Common misconceptions

• "If I write my ladder carefully, I don't need a safety PLC." Wrong. Safety certification is about provability, not quality. You can write perfect code on a non-certified PLC and it still isn't SIL 2.
• "A safety relay is a cheap safety PLC." Not a PLC, but can be enough. Safety relays handle single functions (one E-stop, one door). Safety PLCs handle many. Use relays for small machines, safety PLCs when you have three or more safety functions.
• "Adding more redundancy makes it safer." Only if the redundancy is diverse. Two identical PLCs running identical code have the same bugs. Safety redundancy requires diverse implementation.
• "Muting a light curtain is just a timer." No. Muting must itself be a safety function, with its own SIL rating and its own certified logic.

FAQ

What is the difference between a safety PLC and a regular PLC?

Redundant hardware, certified firmware, certified function blocks, and IEC 61508-traceable behaviour. A regular PLC isn't allowed to perform SIL 2 or SIL 3 safety functions no matter how carefully you code it.

How much does a safety PLC cost?

USD 3,000–15,000 for a typical SIL 2–3 system. F-variant modules cost more than standard equivalents; development time is longer; audit effort is higher. Total cost is usually 2–3× a standard-PLC install.

Do I need a safety PLC for an emergency stop?

For any E-stop rated above SIL 1 (most industrial E-stops), yes. Cheaper alternative for simple machines: a dedicated safety relay.

What PLC certification should a safety engineer have?

TÜV FSE (Functional Safety Engineer) is the broadest credential. ISA's CAP covers it as part of the wider automation certification. See our PLC certification post for the bigger picture.

Can I learn safety PLC programming in a simulator?

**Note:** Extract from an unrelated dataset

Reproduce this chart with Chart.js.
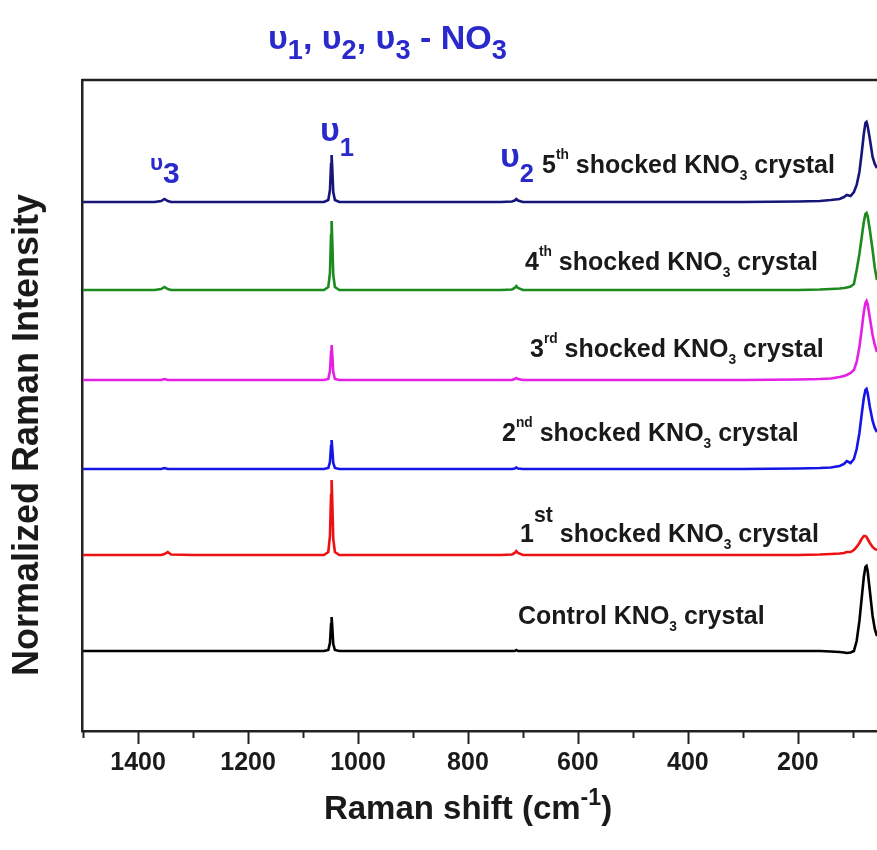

The patterns yes, the certification no. Our safety scenarios cover E-stop reset, two-hand control, light curtain muting, and safety mat monitoring. For actual safety work, follow with formal training and supervised on-the-job experience.

Where to start

1. Read this post twice.
2. Work through our Two-Hand Control scenario and Light Curtain Muting in the simulator.
3. If safety is a target specialty, enrol in a TÜV FSE course.
4. Get project experience under a certified senior engineer before owning safety decisions.

Safety PLCs are one of the highest-paid PLC specialties. They're also the one where wrong answers have the highest stakes. Learn carefully.